Asked if Murray was aware that by satirizing an entire generation’s obsession with nostalgia he was targeting a network that caters to that very mindset, the creator laughed.

“If we’re going to bring this back, I have a vision and a direction of how I want this to go,” Murray said. “To Nickelodeon’s credit, they said ‘yeah.’ I actually brought a lot of the old stuff back so there’s plenty of nostalgia, but I feel like it says something about how we are right now socially. It really resonates with this trend we’re seeing.”

Alazraqui added that nostalgia is a “warm, safe blanket for Rocko” and something that he can cling to when everything around him is changing. It was that mentality, Murray said, that drew them to the storyline in the first place.

Murray believes that the reason audiences have become so obsessed with nostalgia is that everything in their day-to-day life is changing so rapidly. The smartphone, for example, was the biggest disruption in people’s lives since the invention of the personal computer and the arrival of the internet. Rocko, Murray added, is scared like everyone else. He clings to his favorite TV show, The Flatheads, because it’s the only familiar aspect of his new life back on Earth.
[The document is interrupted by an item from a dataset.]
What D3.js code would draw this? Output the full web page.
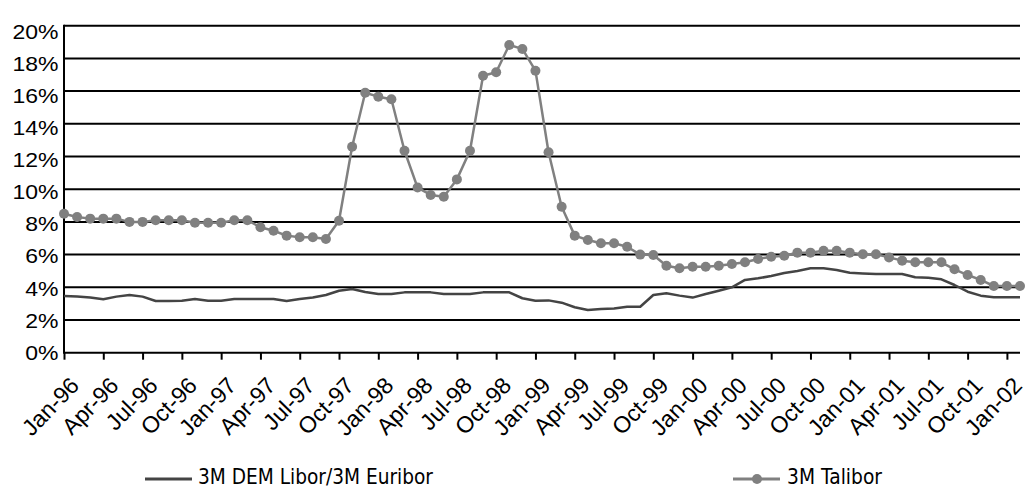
<!DOCTYPE html>
<html><head><meta charset="utf-8">
<script src="https://cdn.jsdelivr.net/npm/d3@7/dist/d3.min.js"></script>
<style>body{margin:0;background:#fff}svg{display:block}</style>
</head><body><svg id="c" width="1026" height="489"></svg>
<script>
const months = ["Jan-96","Feb-96","Mar-96","Apr-96","May-96","Jun-96","Jul-96","Aug-96","Sep-96","Oct-96","Nov-96","Dec-96",
"Jan-97","Feb-97","Mar-97","Apr-97","May-97","Jun-97","Jul-97","Aug-97","Sep-97","Oct-97","Nov-97","Dec-97",
"Jan-98","Feb-98","Mar-98","Apr-98","May-98","Jun-98","Jul-98","Aug-98","Sep-98","Oct-98","Nov-98","Dec-98",
"Jan-99","Feb-99","Mar-99","Apr-99","May-99","Jun-99","Jul-99","Aug-99","Sep-99","Oct-99","Nov-99","Dec-99",
"Jan-00","Feb-00","Mar-00","Apr-00","May-00","Jun-00","Jul-00","Aug-00","Sep-00","Oct-00","Nov-00","Dec-00",
"Jan-01","Feb-01","Mar-01","Apr-01","May-01","Jun-01","Jul-01","Aug-01","Sep-01","Oct-01","Nov-01","Dec-01",
"Jan-02","Feb-02"];
const tickLabels = ["Jan-96","Apr-96","Jul-96","Oct-96","Jan-97","Apr-97","Jul-97","Oct-97","Jan-98","Apr-98","Jul-98","Oct-98",
"Jan-99","Apr-99","Jul-99","Oct-99","Jan-00","Apr-00","Jul-00","Oct-00","Jan-01","Apr-01","Jul-01","Oct-01","Jan-02"];
const talibor = [8.5,8.3,8.2,8.2,8.2,8.0,8.0,8.1,8.1,8.1,7.95,7.95,7.95,8.1,8.1,7.67,7.46,7.16,7.06,7.06,
6.95,8.07,12.6,15.9,15.66,15.5,12.35,10.1,9.65,9.54,10.6,12.35,16.94,17.15,18.82,18.58,17.25,12.26,8.93,7.16,
6.89,6.69,6.69,6.48,6.0,5.98,5.32,5.16,5.26,5.26,5.32,5.43,5.53,5.73,5.87,5.93,6.12,6.12,6.24,6.24,
6.12,6.02,6.02,5.83,5.63,5.53,5.53,5.53,5.1,4.75,4.45,4.08,4.08,4.08];
const euribor = [3.47,3.43,3.37,3.27,3.43,3.53,3.43,3.16,3.16,3.18,3.28,3.18,3.18,3.28,3.28,3.28,3.28,3.16,3.28,3.37,
3.53,3.79,3.9,3.71,3.59,3.59,3.69,3.69,3.69,3.59,3.59,3.59,3.69,3.69,3.69,3.33,3.18,3.2,3.06,2.78,
2.61,2.67,2.71,2.81,2.81,3.53,3.63,3.49,3.37,3.59,3.79,4.0,4.45,4.55,4.69,4.87,5.0,5.16,5.16,5.06,
4.89,4.85,4.81,4.81,4.81,4.61,4.59,4.49,4.14,3.73,3.49,3.39,3.39,3.39];
const yTicks = [0,2,4,6,8,10,12,14,16,18,20];
const seriesNames = ["3M DEM Libor/3M Euribor","3M Talibor"];

const svg = d3.select("#c");
const L = 64, R = 1020, T = 25.7, B = 352.7;
const x = d3.scaleLinear().domain([0, months.length - 1]).range([L, R]);
const y = d3.scaleLinear().domain([0, 20]).range([B, T]);
const yLab = d3.scaleLinear().domain([0, 20]).range([352.5, 31.5]);
const sansA = "'Liberation Sans', Arial, Helvetica, sans-serif";

// gridlines
svg.append("g").selectAll("line").data(yTicks.filter(d => d > 0)).join("line")
  .attr("x1", L).attr("x2", R).attr("y1", d => y(d)).attr("y2", d => y(d))
  .attr("stroke", "#000").attr("stroke-width", 2);

// y labels
svg.append("g").selectAll("text").data(yTicks).join("text")
  .attr("transform", d => `translate(58.5,${yLab(d)}) scale(1.15,1)`)
  .attr("text-anchor", "end").attr("dy", "0.36em")
  .style("font-family", sansA).style("font-size", "20px")
  .attr("fill", "#000").text(d => d + "%");

// x axis
const tickIdx = tickLabels.map(t => months.indexOf(t));
const xAxis = d3.axisBottom(x).tickValues(tickIdx).tickSize(7).tickFormat(d => months[d]);
const gx = svg.append("g").attr("transform", `translate(0,${B})`).call(xAxis);
gx.attr("font-size", null).attr("font-family", null);
gx.select(".domain").attr("stroke", "#000").attr("stroke-width", 2).attr("d", `M${L},0H${R}`);
gx.selectAll(".tick line").attr("stroke", "#000").attr("stroke-width", 2);
gx.selectAll(".tick text")
  .style("font-family", sansA).style("font-size", "23px")
  .attr("fill", "#000").attr("text-anchor", "end")
  .attr("y", 0).attr("dy", 0)
  .attr("transform", "translate(16,34) rotate(-46)");

// y axis line
svg.append("line").attr("x1", L).attr("x2", L).attr("y1", T - 1).attr("y2", B + 1)
  .attr("stroke", "#000").attr("stroke-width", 2);

// euribor line
svg.append("path").datum(euribor)
  .attr("fill", "none").attr("stroke", "#444").attr("stroke-width", 2.5).attr("stroke-linejoin", "round")
  .attr("d", d3.line().x((d, i) => x(i)).y(d => y(d)));

// talibor line + markers
svg.append("path").datum(talibor)
  .attr("fill", "none").attr("stroke", "#808080").attr("stroke-width", 2.5).attr("stroke-linejoin", "round")
  .attr("d", d3.line().x((d, i) => x(i)).y(d => y(d)));
svg.append("g").selectAll("circle").data(talibor).join("circle")
  .attr("cx", (d, i) => x(i)).attr("cy", d => y(d)).attr("r", 5).attr("fill", "#808080");

// legend
const lg = svg.append("g").style("font-family", "'DejaVu Sans', Verdana, sans-serif").style("font-size", "21px").attr("fill", "#000");
lg.append("line").attr("x1", 145).attr("x2", 192).attr("y1", 479).attr("y2", 479).attr("stroke", "#444").attr("stroke-width", 3);
lg.append("text").attr("x", 198).attr("y", 484).attr("textLength", 235).attr("lengthAdjust", "spacingAndGlyphs").text(seriesNames[0]);
lg.append("line").attr("x1", 733).attr("x2", 780).attr("y1", 479).attr("y2", 479).attr("stroke", "#808080").attr("stroke-width", 3);
lg.append("circle").attr("cx", 757).attr("cy", 479).attr("r", 5).attr("fill", "#808080");
lg.append("text").attr("x", 787).attr("y", 484).attr("textLength", 95).attr("lengthAdjust", "spacingAndGlyphs").text(seriesNames[1]);
</script></body></html>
“Rocko looks at technology as a necessary evolution, but he’s also very aware of the downfalls that come with technology,” Murray said. “He knows that we’re slaves to it.”

Adler said it’s the emphasis on technology, and the show’s ability to satirize the online world many of us now live in, that older fans of Rocko’s Modern Life will appreciate. Adler describes the movie as subversive, like the original series, adding that Static Cling will get people to step back and consider just how they use their smartphones and various social media services.
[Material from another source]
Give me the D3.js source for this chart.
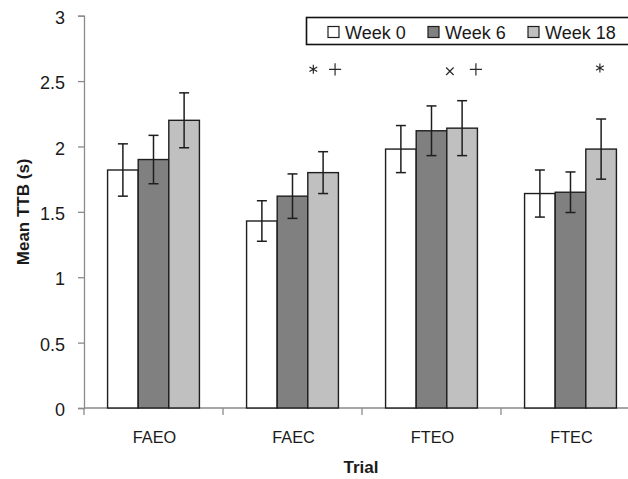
<!DOCTYPE html>
<html>
<head>
<meta charset="utf-8">
<script src="https://cdn.jsdelivr.net/npm/d3@7"></script>
<style>
  html, body { margin: 0; padding: 0; background: #fff; }
  svg { display: block; }
  text { font-family: "Liberation Sans", Arial, sans-serif; fill: #1a1a1a; }
</style>
</head>
<body>
<svg id="chart" width="628" height="479"></svg>
<script>
// Trial conditions and time points
const trials = ["FAEO", "FAEC", "FTEO", "FTEC"];
const seriesNames = ["Week 0", "Week 6", "Week 18"];

// Mean time-to-boundary (s) per trial, one array per time point
const week0 = [1.82, 1.43, 1.98, 1.64];
const week6 = [1.90, 1.62, 2.12, 1.65];
const week18 = [2.20, 1.80, 2.14, 1.98];

// Error bar half-widths (s)
const err0 = [0.20, 0.155, 0.18, 0.18];
const err6 = [0.185, 0.17, 0.19, 0.155];
const err18 = [0.21, 0.16, 0.21, 0.23];

// Y axis tick values
const yTicks = [0, 0.5, 1, 1.5, 2, 2.5, 3];

// Significance markers: trial, marker type, shift from the trial centre in bar widths, height (s)
const markTrial = ["FAEC", "FAEC", "FTEO", "FTEO", "FTEC"];
const markType = ["asterisk", "plus", "times", "plus", "asterisk"];
const markShift = [0.68, 1.39, 0.60, 1.45, 0.96];
const markLevel = [2.59, 2.59, 2.575, 2.59, 2.60];

const seriesValues = [week0, week6, week18];
const seriesErrors = [err0, err6, err18];
const fills = ["#ffffff", "#808080", "#c0c0c0"];

const svg = d3.select("#chart");

const plot = { left: 84, right: 640, top: 15.7, bottom: 408 };

const y = d3.scaleLinear().domain([0, 3]).range([plot.bottom, plot.top]);
const x0 = d3.scaleBand().domain(trials).range([plot.left, plot.right]).padding(0);
const x1 = d3.scaleBand().domain(seriesNames).range([0, x0.bandwidth()])
  .paddingInner(0).paddingOuter(0.77);

const axisColor = "#8a8a8a";

// Y axis
const yAxis = svg.append("g")
  .attr("transform", `translate(${plot.left},0)`)
  .call(d3.axisLeft(y).tickValues(yTicks).tickSize(6).tickPadding(13)
    .tickFormat(d3.format("~g")));
yAxis.select(".domain").attr("stroke", axisColor).attr("stroke-width", 1.3);
yAxis.selectAll(".tick line").attr("stroke", axisColor).attr("stroke-width", 1.3);
yAxis.selectAll(".tick text")
  .attr("font-size", 18)
  .attr("font-family", "Liberation Sans, Arial, sans-serif")
  .attr("fill", "#1a1a1a")
  .attr("dy", "0.42em");

// X axis: ticks at the band boundaries, labels centred in each band
const xAxis = svg.append("g").attr("transform", `translate(0,${plot.bottom})`);
xAxis.append("line")
  .attr("x1", plot.left).attr("x2", plot.right)
  .attr("stroke", axisColor).attr("stroke-width", 1.3);
xAxis.selectAll("line.tk")
  .data(trials.concat(["end"]))
  .join("line")
  .attr("class", "tk")
  .attr("x1", (d, i) => i < trials.length ? x0(d) : x0(trials[trials.length - 1]) + x0.bandwidth())
  .attr("x2", (d, i) => i < trials.length ? x0(d) : x0(trials[trials.length - 1]) + x0.bandwidth())
  .attr("y1", 0).attr("y2", 7)
  .attr("stroke", axisColor).attr("stroke-width", 1.3);
xAxis.selectAll("text")
  .data(trials)
  .join("text")
  .attr("x", d => x0(d) + x0.bandwidth() / 2 + 1)
  .attr("y", 35)
  .attr("text-anchor", "middle")
  .attr("font-size", 16.3)
  .text(d => d);

// Bars
const groups = svg.append("g").selectAll("g")
  .data(trials)
  .join("g")
  .attr("transform", d => `translate(${x0(d)},0)`);

groups.selectAll("rect")
  .data((d, ti) => seriesNames.map((s, si) => ({ s, si, v: seriesValues[si][ti] })))
  .join("rect")
  .attr("x", d => x1(d.s))
  .attr("y", d => y(d.v))
  .attr("width", x1.bandwidth())
  .attr("height", d => y(0) - y(d.v))
  .attr("fill", d => fills[d.si])
  .attr("stroke", "#1e1e1e")
  .attr("stroke-width", 1.4);

// Error bars
const capHalf = 5;
const eb = groups.selectAll("g.err")
  .data((d, ti) => seriesNames.map((s, si) => ({
    s, v: seriesValues[si][ti], e: seriesErrors[si][ti]
  })))
  .join("g")
  .attr("class", "err")
  .attr("stroke", "#1e1e1e")
  .attr("stroke-width", 1.5);
eb.append("line")
  .attr("x1", d => x1(d.s) + x1.bandwidth() / 2)
  .attr("x2", d => x1(d.s) + x1.bandwidth() / 2)
  .attr("y1", d => y(d.v + d.e))
  .attr("y2", d => y(d.v - d.e));
eb.append("line")
  .attr("x1", d => x1(d.s) + x1.bandwidth() / 2 - capHalf)
  .attr("x2", d => x1(d.s) + x1.bandwidth() / 2 + capHalf)
  .attr("y1", d => y(d.v + d.e))
  .attr("y2", d => y(d.v + d.e));
eb.append("line")
  .attr("x1", d => x1(d.s) + x1.bandwidth() / 2 - capHalf)
  .attr("x2", d => x1(d.s) + x1.bandwidth() / 2 + capHalf)
  .attr("y1", d => y(d.v - d.e))
  .attr("y2", d => y(d.v - d.e));

// Significance markers
const symbolFor = {
  asterisk: { type: d3.symbolAsterisk, size: 56 },
  plus: { type: d3.symbolPlus, size: 50 },
  times: { type: d3.symbolTimes, size: 38 }
};
svg.append("g").selectAll("path")
  .data(markTrial.map((t, i) => ({ t, k: markType[i], dx: markShift[i], v: markLevel[i] })))
  .join("path")
  .attr("transform", d => `translate(${x0(d.t) + x0.bandwidth() / 2 + d.dx * x1.bandwidth()},${y(d.v)})`)
  .attr("d", d => d3.symbol(symbolFor[d.k].type, symbolFor[d.k].size)())
  .attr("fill", "none")
  .attr("stroke", "#2a2a2a")
  .attr("stroke-width", 1.2);

// Axis titles
svg.append("text")
  .attr("transform", `translate(29,${(plot.top + plot.bottom) / 2}) rotate(-90)`)
  .attr("text-anchor", "middle")
  .attr("font-size", 17)
  .attr("font-weight", "bold")
  .attr("fill", "#000")
  .text("Mean TTB (s)");

svg.append("text")
  .attr("x", 361)
  .attr("y", 473)
  .attr("text-anchor", "middle")
  .attr("font-size", 17)
  .attr("font-weight", "bold")
  .attr("fill", "#000")
  .text("Trial");

// Legend
const legend = svg.append("g");
legend.append("rect")
  .attr("x", 306.5).attr("y", 17.5)
  .attr("width", 340).attr("height", 27)
  .attr("fill", "#fff")
  .attr("stroke", "#111")
  .attr("stroke-width", 1.6);
const legendX = [328, 428, 528];
const items = legend.selectAll("g.item")
  .data(seriesNames)
  .join("g")
  .attr("class", "item")
  .attr("transform", (d, i) => `translate(${legendX[i]},0)`);
items.append("rect")
  .attr("x", 0).attr("y", 26.5)
  .attr("width", 11).attr("height", 11)
  .attr("fill", (d, i) => fills[i])
  .attr("stroke", "#1e1e1e")
  .attr("stroke-width", 1.2);
items.append("text")
  .attr("x", 17).attr("y", 38.5)
  .attr("font-size", 18)
  .text(d => d);
</script>
</body>
</html>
“We’re making big statements about technology,” Adler said. “People are going to hear it and they’re going to think about it. It’s satire — and it’s the power of satire. Satire is that circus mirror that takes the truth and makes it palpable. That’s all we’ve ever tried to do with Rocko’s Modern Life.”

Murray pointed out that Rocko would see the internet and think it’s a great tool for looking up the ingredients to something or checking on a showtime for a movie, but that was about it. He wouldn’t understand why there was a need for Twitter, Facebook, Snapchat or any of the rest. When Alazraqui made a comment about one specific, high-profile, political Twitter user who could probably learn a thing or two from Rocko’s mentality, Murray and Adler agreed. Adler said there’s never been a better time for a show like Rocko’s Modern Life to make its return. This is an age for people who have something to say, and Murray is already armed with a soapbox and megaphone.

“There’s a great hunger now during these times for the irreverence and satire that holds up a mirror to the circus,” Adler said. “This is the time to do it.”

Rocko’s Modern Life: Static Cling will be released in 2018.

Correction: The story above has been edited to correct details of the original series finale.